La notion de résistance est très présente dans notre société où il semble vertueux de s’opposer au mouvement naturel de la vie. Ainsi l’être humain pense devoir tout contrôler et diriger, dépensant une énergie folle à mettre les pieds contre le mur et à résister à tout ce que la vie lui présente, à commencer par le temps qui passe. Plutôt que de trouver son bonheur dans ce que l’existence lui offre ici et maintenant, il se projette constamment dans des actions compulsives en nageant à contre-courant, au point que cette résistance devienne pour lui un mode de fonctionnement, une raison d’être : “J’existe par la force que j’oppose à ce qui se présente à moi”. Naissent alors le conflit, la compétition, le combat…
La vie est un grand fleuve dans lequel nous sommes immergés dès la naissance et la meilleure manière de s’en accommoder est de suivre son écoulement, au gré des courants, afin de se laisser surprendre et de contempler tout ce qui se présente sur le parcours. On appelle cela le “lâcher-prise”, passage obligé permettant de savourer pleinement l’instant présent, seul moment qui puisse d’ailleurs être vécu puisque le passé n’existe plus et le futur est improbable. De cet écoulement sans résistance se dégage une paix indicible, sans lien avec une quelconque forme de passivité.
En effet, cette acceptation profonde (qui ne doit pas être confondue avec de la résignation ou de la soumission) nous permet à chaque instant d’être dans l’action juste.
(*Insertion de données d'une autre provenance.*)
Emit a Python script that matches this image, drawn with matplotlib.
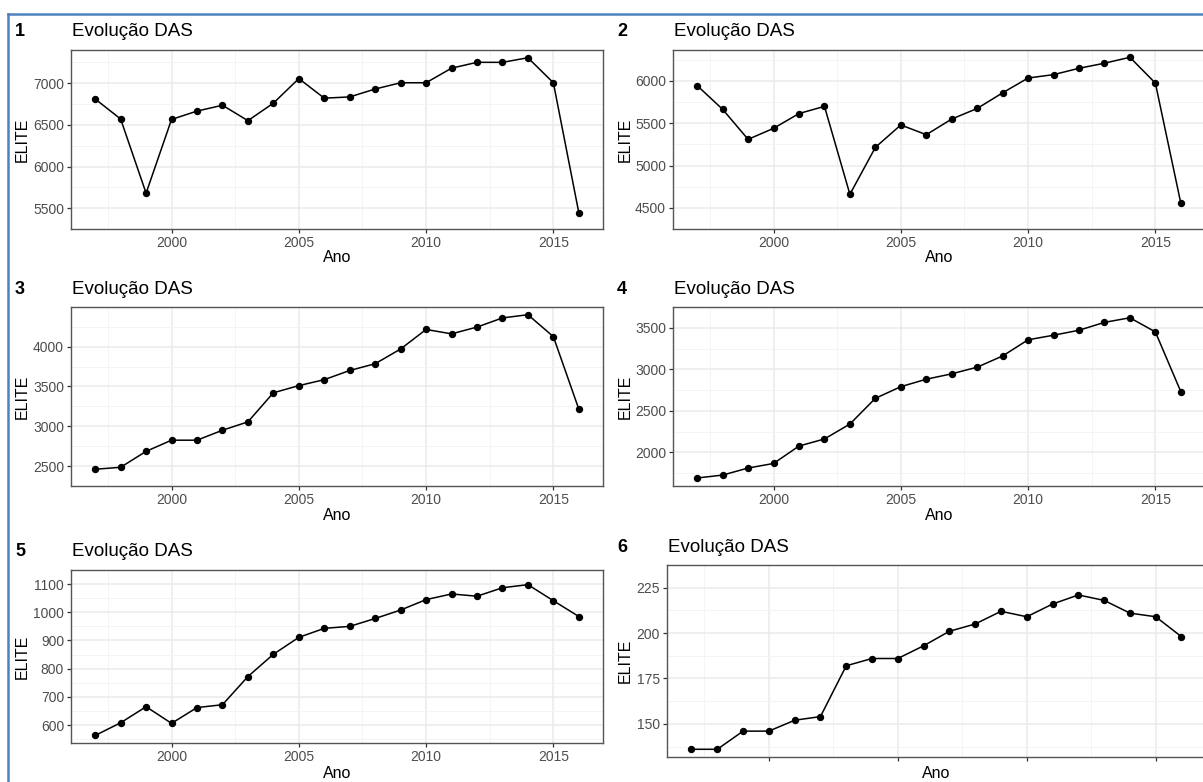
import matplotlib
matplotlib.use("Agg")
import matplotlib.pyplot as plt
from matplotlib.lines import Line2D

plt.rcParams['font.family'] = ['Liberation Sans', 'DejaVu Sans']

# Dados: quantidade de cargos DAS (ELITE) por ano, níveis 1 a 6
anos = list(range(1997, 2017))

das1 = [6810, 6570, 5680, 6565, 6665, 6735, 6550, 6760, 7055, 6820,
        6835, 6930, 7005, 7005, 7180, 7250, 7250, 7305, 7005, 5445]
das2 = [5945, 5665, 5310, 5440, 5615, 5700, 4660, 5215, 5480, 5365,
        5550, 5675, 5860, 6035, 6075, 6150, 6210, 6280, 5975, 4555]
das3 = [2460, 2485, 2685, 2825, 2825, 2950, 3055, 3420, 3510, 3585,
        3700, 3785, 3970, 4215, 4160, 4245, 4360, 4400, 4125, 3215]
das4 = [1690, 1725, 1810, 1865, 2075, 2160, 2340, 2650, 2790, 2880,
        2945, 3025, 3160, 3355, 3410, 3470, 3565, 3620, 3450, 2730]
das5 = [563, 608, 665, 606, 662, 672, 772, 851, 911, 943,
        950, 978, 1008, 1045, 1065, 1057, 1087, 1098, 1041, 985]
das6 = [136, 136, 146, 146, 152, 154, 182, 186, 186, 193,
        201, 205, 212, 209, 216, 221, 218, 211, 209, 198]

series = [das1, das2, das3, das4, das5, das6]
paineis = ['1', '2', '3', '4', '5', '6']
yticks = [[5500, 6000, 6500, 7000],
          [4500, 5000, 5500, 6000],
          [2500, 3000, 3500, 4000],
          [2000, 2500, 3000, 3500],
          [600, 700, 800, 900, 1000, 1100],
          [150, 175, 200, 225]]
xticks = [2000, 2005, 2010, 2015]

W, H = 1203, 782
fig = plt.figure(figsize=(W / 100, H / 100), dpi=100)

# caixas dos eixos em pixels: (esquerda, topo, direita, base)
caixas = [(71, 50, 603, 229), (673, 50, 1205, 229),
          (71, 307, 603, 486), (673, 307, 1205, 486),
          (71, 570, 603, 743), (667, 565, 1206, 757)]
# posição vertical (px) do rótulo "Ano" em cada linha
ano_y = [258, 258, 516, 516, 773, 773]

borda = '#555555'
grade = '#EBEBEB'

for i, (vals, (l, t, r, b)) in enumerate(zip(series, caixas)):
    ax = fig.add_axes([l / W, 1 - b / H, (r - l) / W, (b - t) / H])
    ax.plot(anos, vals, color='black', lw=1.1, marker='o', ms=4.3, zorder=3)

    # limites no estilo ggplot (expansão de 5%)
    faixa = max(vals) - min(vals)
    ax.set_ylim(min(vals) - 0.05 * faixa, max(vals) + 0.05 * faixa)
    faixa_x = anos[-1] - anos[0]
    ax.set_xlim(anos[0] - 0.05 * faixa_x, anos[-1] + 0.05 * faixa_x)

    yt = yticks[i]
    ax.set_yticks(yt)
    passo = yt[1] - yt[0]
    ax.set_yticks([v - passo / 2 for v in yt] + [yt[-1] + passo / 2], minor=True)
    ax.set_xticks(xticks)
    ax.set_xticks([1997.5, 2002.5, 2007.5, 2012.5], minor=True)

    ax.grid(which='major', color=grade, lw=1.1, zorder=0)
    ax.grid(which='minor', color='#F3F3F3', lw=0.6, zorder=0)
    ax.set_axisbelow(True)

    for s in ax.spines.values():
        s.set_color(borda)
        s.set_linewidth(1.0)
    ax.tick_params(which='major', length=3, width=0.9, color='#333333',
                   labelsize=10, labelcolor='#4D4D4D', pad=2)
    ax.tick_params(which='minor', length=0)

    if i == 5:
        ax.set_xticklabels([])

    ax.set_xlabel('Ano', fontsize=11.5, va='center')
    ax.xaxis.set_label_coords(0.5, -(ano_y[i] - b) / (b - t))
    ax.set_ylabel('ELITE', fontsize=11.5, va='center')
    ylab_x = 22 if l < 300 else 625
    ax.yaxis.set_label_coords((ylab_x - l) / (r - l), 0.5)

    col_x = 15 if l < 300 else 617
    fig.text(col_x / W, 1 - (t - 18) / H, paineis[i], fontsize=13,
             fontweight='bold', va='center', ha='left')
    fig.text((l + 1) / W, 1 - (t - 18) / H, 'Evolução DAS', fontsize=13.5,
             va='center', ha='left')

# moldura azul (captura de tela)
fig.add_artist(Line2D([8 / W, 1], [1 - 14 / H, 1 - 14 / H], color='#4F81BD', lw=1.8))
fig.add_artist(Line2D([8 / W, 8 / W], [0, 1 - 14 / H], color='#4F81BD', lw=1.8))

plt.savefig('out.png', dpi=100)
Il est même possible d’être parfois très actif lorsque nous lâchons toute résistance. Notre action n’est plus alors planifiée ou contrôlée par le mental dirigeant, mais inspirée spontanément par la vie qui nous traverse. L’action ne se fait plus par réaction, mais dans l’harmonie de ce qui est. A la fois nous glissons dans le fleuve et à la fois celui-ci nous traverse sans que nous lui opposions la moindre résistance. Ce n’est plus l’ego qui prend les commandes du navire afin d’entrer en résistance, mais simplement la vie qui coule en nous et s’exprime pleinement à travers l’être que nous sommes.
Toute résistance est vaine, parce que tôt ou tard le courant nous emmènera là où nous allons tous. La résistance ne génère que souffrance car elle demande beaucoup d’efforts inutiles qui nous coupent de notre propre réalité. Lorsque nous luttons contre le courant, toute notre énergie est investie dans ce combat stérile qui finit par nous enfermer et nous couper de l’essentiel, de toutes les choses merveilleuses que la vie nous invite à découvrir. Tout commence par devenir tristement banal et insipide, puis plus rien n’a de sens et ce que nous croyons être la vie n’est alors que fatigue, souffrance et complication.
Peu importe l’endroit où nous nous trouvons sur le fleuve, à sa source, ou encore là où nous nous apprêtons à rejoindre l’océan. Pourquoi tenter de s’opposer à ce parcours puisque nous existons au-delà de celui-ci ? Pourquoi vouloir le freiner plutôt que de vivre chaque instant pleinement ? Notre voyage dans le fleuve n’est pas une fin en soi, mais seulement une étape. Alors autant la savourer, telle qu’elle se présente, sans résistance. Accepter à chaque instant de mourir à ce que nous étions un instant plus tôt est la seule manière de trouver cette paix profonde à laquelle nous aspirons tous, consciemment ou inconsciemment.
La paix intérieure n’est possible que dans la non-résistance à ce qui est.